Konya halkı Türbe ile ilgili olarak şunları dile getirir:
“ Mursaman Türbesi de, halkça sınanmıştır. Türbe tavanın mini mini taş hevenklerle dolu olduğunu gördüm. Sıtmadan kurtulmak isteyenler, mini mini taşa bez parçası bağlayarak tavana asarmış. Burası aynı zamanda “ayırt” tekkesiymiş; hasta çocuklar buraya götürülür, sandukanın yanına yatırılırmış; eğer çocuk ağlarsa kurtulur, uyursa ölürmüş. Eski halk inanışları ve folklorunu tetkik edenlere malzeme vermek için bunları kaydetmekte fayda umuyorum” der.
Ayrıca Hoca Cihan’ın, Hoca Ahmet Fakih’in taleberinden ve Nasreddin Hoca’nın arkadaşlarından olduğu rivayet edilmektedir.
Hoca Cihan Semti’nin genişliği, suyollarının mükemmelliği, tarihi sarnıçlarının hoşluğu Hoca Cihan’ın itibarının bir sonucu olarak görülmektedir. Her ne kadar şu zaman da tarihin estetiğinden fazla bir şey kalmamış olsa da özellikle tarihi maneviyatını devam ettirdiği aşikârdır. Hoca Cihanlıların Alvardı da, Hacı Kaymak Mahallesi’nde, Meram’ın batı tepelerinde geniş arazileri bulunmaktadır.

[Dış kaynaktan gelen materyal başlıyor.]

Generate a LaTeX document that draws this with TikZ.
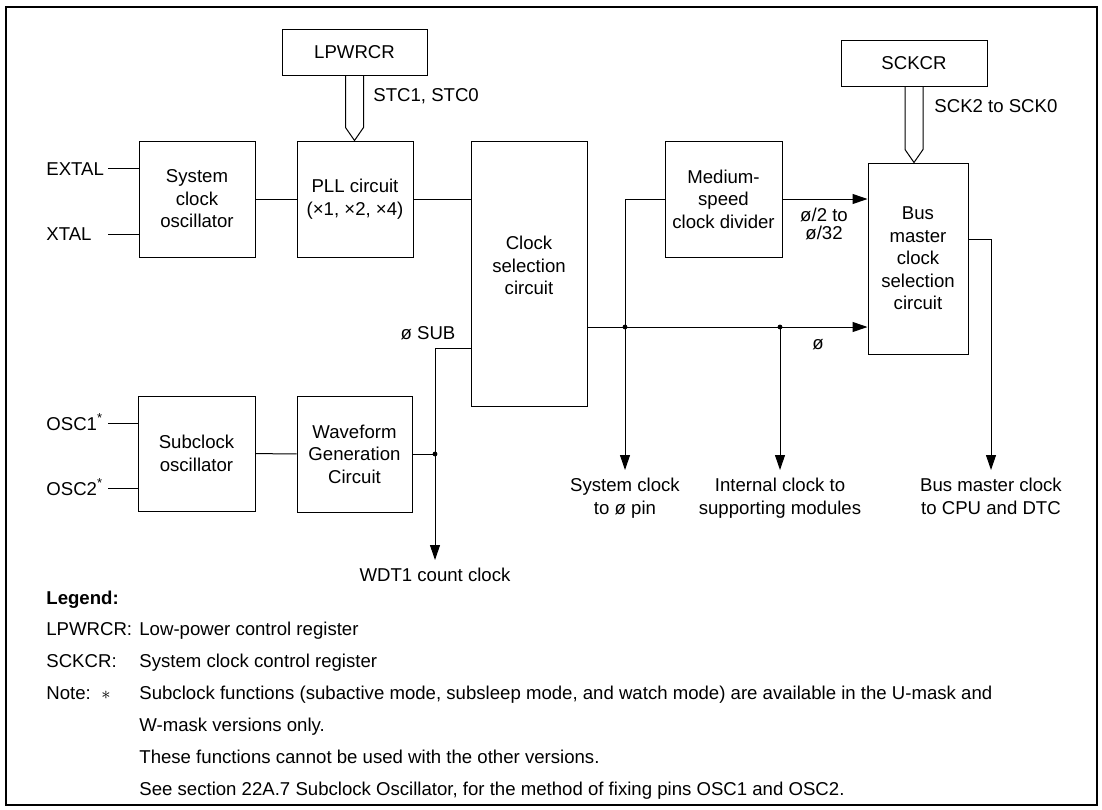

Alvardı’da Kum Bağları, Meram’da Durunday’da Hocacihanlıların verimli üzüm bağları yakın zamana kadar mevcuttu.
Hepimizin de bildiği gibi doğa zamanla iklim değişikliği, küresel ısınma, nüfus artışı, betonlaşma nedeniyle tarihteki o ihtişamını kaybetmeye başlamıştır.
Mevlana Celaleddin Rumi, Mektuplar; Bekir Şahin, “ Hace-i Cihan’ın Vakfettiği Bir Kitap ve Vakfiyesi”; İ. Hakkı Konyalı, Konya Tarihi.